About 1am he came up into the main house and was getting stuff. I went and said are you ok do you want to come to bed with me tonight. He just scoffed at me and said NO. and ran out of the house like I was about to rape him.

I know today he will just test me all day and say little things to get me to bite. I am just deciding to be gracious. Also I am not to judge myself too harshly for what happen. I mean seriously he treats me like a door mat and I have been very gracious about things. I think that even now and again it is normal to get a bit upset over that.

I have decided and buy a punching bag today. Just so I have someone to bash and crap out of. I am really frustrated at my husband. I have been keeping myself busy. I will not let him discipline the children physically until he has his anger in check. And I dont care what he says about that my job is to protect them.
 
Well today I was really cranky with my kids. I actually got so cranky that they weren't obeying that I swore a couple of times. My husband got really angry at me and I just got cranky at him as well. I have been rather angry at the kids particually today. The 2yr old was up half the night which has added to it. I also have been yelling a lot just simply stressed.

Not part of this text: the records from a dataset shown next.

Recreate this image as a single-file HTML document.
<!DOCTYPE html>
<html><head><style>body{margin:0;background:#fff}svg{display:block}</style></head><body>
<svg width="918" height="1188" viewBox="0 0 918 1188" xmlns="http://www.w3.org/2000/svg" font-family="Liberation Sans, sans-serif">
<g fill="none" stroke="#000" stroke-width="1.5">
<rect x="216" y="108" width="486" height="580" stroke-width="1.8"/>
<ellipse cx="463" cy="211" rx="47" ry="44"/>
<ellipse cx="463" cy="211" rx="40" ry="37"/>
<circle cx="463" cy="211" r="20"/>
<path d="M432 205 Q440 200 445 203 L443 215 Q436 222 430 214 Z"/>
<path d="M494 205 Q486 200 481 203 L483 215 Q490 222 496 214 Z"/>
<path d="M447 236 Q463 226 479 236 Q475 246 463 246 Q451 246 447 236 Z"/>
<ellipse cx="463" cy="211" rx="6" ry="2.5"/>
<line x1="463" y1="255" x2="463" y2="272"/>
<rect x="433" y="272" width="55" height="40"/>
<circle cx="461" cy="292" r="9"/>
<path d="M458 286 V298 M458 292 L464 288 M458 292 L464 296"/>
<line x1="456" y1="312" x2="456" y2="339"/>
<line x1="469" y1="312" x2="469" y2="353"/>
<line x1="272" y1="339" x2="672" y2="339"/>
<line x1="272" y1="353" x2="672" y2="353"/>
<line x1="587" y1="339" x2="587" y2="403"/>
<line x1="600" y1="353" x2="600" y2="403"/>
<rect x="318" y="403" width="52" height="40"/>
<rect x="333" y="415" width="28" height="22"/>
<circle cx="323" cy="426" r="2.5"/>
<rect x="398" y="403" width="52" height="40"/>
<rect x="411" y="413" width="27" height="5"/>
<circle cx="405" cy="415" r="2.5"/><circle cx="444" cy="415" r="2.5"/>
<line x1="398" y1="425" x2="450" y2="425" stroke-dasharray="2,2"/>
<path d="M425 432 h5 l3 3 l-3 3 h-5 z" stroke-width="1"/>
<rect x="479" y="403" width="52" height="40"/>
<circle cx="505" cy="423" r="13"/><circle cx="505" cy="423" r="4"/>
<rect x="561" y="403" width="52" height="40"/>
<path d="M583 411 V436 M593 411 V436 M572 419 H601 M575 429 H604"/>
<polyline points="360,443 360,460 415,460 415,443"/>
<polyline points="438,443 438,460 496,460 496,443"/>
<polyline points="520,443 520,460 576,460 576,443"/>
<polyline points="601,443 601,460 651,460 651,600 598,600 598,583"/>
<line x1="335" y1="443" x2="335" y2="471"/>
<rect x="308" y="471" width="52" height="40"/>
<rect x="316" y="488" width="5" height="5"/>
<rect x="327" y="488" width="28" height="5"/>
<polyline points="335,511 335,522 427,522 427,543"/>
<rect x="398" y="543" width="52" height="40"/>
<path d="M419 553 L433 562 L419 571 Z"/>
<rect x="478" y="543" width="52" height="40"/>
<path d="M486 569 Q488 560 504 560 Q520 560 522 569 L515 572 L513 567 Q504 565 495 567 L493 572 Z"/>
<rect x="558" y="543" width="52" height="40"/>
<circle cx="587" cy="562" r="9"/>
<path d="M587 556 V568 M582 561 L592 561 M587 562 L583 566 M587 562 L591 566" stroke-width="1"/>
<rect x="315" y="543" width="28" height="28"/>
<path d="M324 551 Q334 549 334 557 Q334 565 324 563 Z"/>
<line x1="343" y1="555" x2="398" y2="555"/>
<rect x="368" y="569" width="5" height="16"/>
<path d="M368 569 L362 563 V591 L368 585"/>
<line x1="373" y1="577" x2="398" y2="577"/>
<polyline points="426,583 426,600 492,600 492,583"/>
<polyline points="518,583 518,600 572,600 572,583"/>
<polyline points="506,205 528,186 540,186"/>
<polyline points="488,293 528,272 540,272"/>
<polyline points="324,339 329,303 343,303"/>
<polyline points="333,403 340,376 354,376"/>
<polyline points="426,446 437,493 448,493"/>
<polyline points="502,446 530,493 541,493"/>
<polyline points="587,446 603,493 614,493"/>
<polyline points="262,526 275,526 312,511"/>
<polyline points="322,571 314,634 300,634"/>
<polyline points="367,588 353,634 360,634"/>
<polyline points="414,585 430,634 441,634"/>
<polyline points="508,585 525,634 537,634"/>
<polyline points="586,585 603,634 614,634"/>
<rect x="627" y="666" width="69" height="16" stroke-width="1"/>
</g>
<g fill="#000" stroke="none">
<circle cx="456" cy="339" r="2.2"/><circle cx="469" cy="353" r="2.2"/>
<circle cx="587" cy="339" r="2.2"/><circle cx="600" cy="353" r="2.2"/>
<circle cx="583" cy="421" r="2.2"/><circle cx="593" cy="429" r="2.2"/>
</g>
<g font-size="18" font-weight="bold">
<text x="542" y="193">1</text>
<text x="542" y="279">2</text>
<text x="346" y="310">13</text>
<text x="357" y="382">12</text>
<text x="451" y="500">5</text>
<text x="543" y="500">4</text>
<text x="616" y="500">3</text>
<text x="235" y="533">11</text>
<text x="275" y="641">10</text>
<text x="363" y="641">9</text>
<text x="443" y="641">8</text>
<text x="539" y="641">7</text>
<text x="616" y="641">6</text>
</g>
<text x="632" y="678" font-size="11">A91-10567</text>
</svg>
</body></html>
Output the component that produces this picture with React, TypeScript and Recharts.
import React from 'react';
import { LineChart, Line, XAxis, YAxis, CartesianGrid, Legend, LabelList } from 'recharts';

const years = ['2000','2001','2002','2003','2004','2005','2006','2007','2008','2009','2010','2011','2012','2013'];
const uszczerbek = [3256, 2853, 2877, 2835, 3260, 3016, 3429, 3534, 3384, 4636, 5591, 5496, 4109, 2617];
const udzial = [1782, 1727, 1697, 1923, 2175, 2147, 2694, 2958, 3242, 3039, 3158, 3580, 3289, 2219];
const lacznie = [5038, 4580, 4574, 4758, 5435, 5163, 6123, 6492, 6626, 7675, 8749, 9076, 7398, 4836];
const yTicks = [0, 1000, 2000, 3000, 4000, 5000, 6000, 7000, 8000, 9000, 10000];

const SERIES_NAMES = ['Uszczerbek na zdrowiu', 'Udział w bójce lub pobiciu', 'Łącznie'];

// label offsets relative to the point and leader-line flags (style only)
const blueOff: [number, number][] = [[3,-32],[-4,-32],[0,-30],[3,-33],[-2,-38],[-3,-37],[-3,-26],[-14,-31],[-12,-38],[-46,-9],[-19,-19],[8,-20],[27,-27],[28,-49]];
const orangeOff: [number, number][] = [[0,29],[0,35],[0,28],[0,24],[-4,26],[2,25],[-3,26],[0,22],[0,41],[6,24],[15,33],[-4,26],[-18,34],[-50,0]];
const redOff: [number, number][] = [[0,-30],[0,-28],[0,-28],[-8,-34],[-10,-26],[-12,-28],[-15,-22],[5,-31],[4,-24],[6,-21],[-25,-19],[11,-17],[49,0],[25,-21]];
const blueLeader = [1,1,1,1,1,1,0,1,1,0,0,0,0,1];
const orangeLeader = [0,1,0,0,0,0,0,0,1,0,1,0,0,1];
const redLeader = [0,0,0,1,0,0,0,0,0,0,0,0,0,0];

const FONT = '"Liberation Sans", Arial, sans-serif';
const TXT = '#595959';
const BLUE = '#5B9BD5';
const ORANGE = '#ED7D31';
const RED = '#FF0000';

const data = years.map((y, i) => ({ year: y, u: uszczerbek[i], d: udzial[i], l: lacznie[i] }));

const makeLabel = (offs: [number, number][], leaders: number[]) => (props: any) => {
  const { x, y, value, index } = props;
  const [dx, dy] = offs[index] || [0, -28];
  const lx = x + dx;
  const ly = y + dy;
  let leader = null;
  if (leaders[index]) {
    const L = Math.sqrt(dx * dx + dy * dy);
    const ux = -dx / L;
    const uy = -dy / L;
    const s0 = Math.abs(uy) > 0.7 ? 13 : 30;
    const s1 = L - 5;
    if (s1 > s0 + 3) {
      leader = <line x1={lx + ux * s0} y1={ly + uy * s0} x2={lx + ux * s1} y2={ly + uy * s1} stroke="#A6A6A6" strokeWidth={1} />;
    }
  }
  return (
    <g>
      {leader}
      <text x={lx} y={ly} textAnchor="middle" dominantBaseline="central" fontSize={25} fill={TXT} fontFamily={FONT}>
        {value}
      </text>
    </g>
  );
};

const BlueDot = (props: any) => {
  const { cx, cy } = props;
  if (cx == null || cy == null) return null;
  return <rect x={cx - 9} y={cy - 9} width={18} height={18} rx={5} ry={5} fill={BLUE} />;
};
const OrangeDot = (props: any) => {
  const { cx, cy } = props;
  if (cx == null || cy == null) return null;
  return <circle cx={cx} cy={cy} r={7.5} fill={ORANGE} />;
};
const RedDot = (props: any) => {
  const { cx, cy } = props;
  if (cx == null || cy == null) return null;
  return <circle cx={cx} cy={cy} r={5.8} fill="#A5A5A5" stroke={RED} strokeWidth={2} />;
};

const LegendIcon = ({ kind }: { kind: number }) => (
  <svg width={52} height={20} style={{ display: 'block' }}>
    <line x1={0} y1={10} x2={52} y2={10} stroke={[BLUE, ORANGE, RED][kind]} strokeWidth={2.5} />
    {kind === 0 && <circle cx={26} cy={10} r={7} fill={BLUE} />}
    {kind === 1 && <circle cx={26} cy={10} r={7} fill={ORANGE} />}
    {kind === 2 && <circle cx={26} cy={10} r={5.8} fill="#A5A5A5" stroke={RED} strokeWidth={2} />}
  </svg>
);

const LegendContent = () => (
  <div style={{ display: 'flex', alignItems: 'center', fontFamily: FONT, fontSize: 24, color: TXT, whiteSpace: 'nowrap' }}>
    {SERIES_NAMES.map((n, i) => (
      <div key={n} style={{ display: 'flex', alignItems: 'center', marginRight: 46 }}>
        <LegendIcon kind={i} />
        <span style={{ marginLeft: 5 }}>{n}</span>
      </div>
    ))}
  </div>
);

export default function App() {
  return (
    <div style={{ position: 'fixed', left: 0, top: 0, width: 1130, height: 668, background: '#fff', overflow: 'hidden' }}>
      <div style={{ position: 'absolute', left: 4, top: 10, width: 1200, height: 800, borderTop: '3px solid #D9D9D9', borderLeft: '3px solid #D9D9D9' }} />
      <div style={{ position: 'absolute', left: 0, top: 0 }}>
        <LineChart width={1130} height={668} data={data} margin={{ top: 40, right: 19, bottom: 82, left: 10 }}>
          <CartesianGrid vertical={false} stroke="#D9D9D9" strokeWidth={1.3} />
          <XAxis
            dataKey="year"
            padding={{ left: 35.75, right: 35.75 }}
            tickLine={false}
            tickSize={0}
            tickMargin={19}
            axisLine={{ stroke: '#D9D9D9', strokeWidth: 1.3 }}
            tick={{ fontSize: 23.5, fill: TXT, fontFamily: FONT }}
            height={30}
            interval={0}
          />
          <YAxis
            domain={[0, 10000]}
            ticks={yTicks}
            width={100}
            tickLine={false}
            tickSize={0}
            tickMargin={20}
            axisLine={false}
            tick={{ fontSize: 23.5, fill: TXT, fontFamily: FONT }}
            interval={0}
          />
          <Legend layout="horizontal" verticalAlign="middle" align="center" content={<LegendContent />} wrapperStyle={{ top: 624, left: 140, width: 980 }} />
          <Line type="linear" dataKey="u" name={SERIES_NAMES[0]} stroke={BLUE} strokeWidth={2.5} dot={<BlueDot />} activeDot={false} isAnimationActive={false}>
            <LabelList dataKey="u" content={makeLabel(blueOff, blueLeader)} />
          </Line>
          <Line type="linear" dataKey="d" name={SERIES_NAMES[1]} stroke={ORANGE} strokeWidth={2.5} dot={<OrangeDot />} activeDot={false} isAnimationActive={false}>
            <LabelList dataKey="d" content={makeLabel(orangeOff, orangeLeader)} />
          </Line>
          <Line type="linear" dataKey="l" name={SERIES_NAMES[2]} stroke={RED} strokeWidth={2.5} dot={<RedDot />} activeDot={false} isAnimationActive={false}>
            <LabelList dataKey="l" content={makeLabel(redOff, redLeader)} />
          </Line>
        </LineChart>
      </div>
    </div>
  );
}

I sat with the kids and said Look mum was wrong I love you and than we sat and talked and laughed and watch a movie together. They simply calmed from that moment and have been angels. Ah I just feel so tired. and I think that tonight when the kids are in bed I am going to do something for myself to relax me. ANd I am going to find a way to keep calm and get rid of the stress.
 
Sickofit.........you need to remember this is a journey and a process. You can't fix it and it won't happen over night. You will fall over but sometimes the best lessons learned are those from our mistakes.

Hang in there.
 
Well today ended up being totally good. I have cleaned sorted kids are in bed and I am sitting here having a relax. Might go out and get myself a little treat as well. Really happy with all that got accomplished today.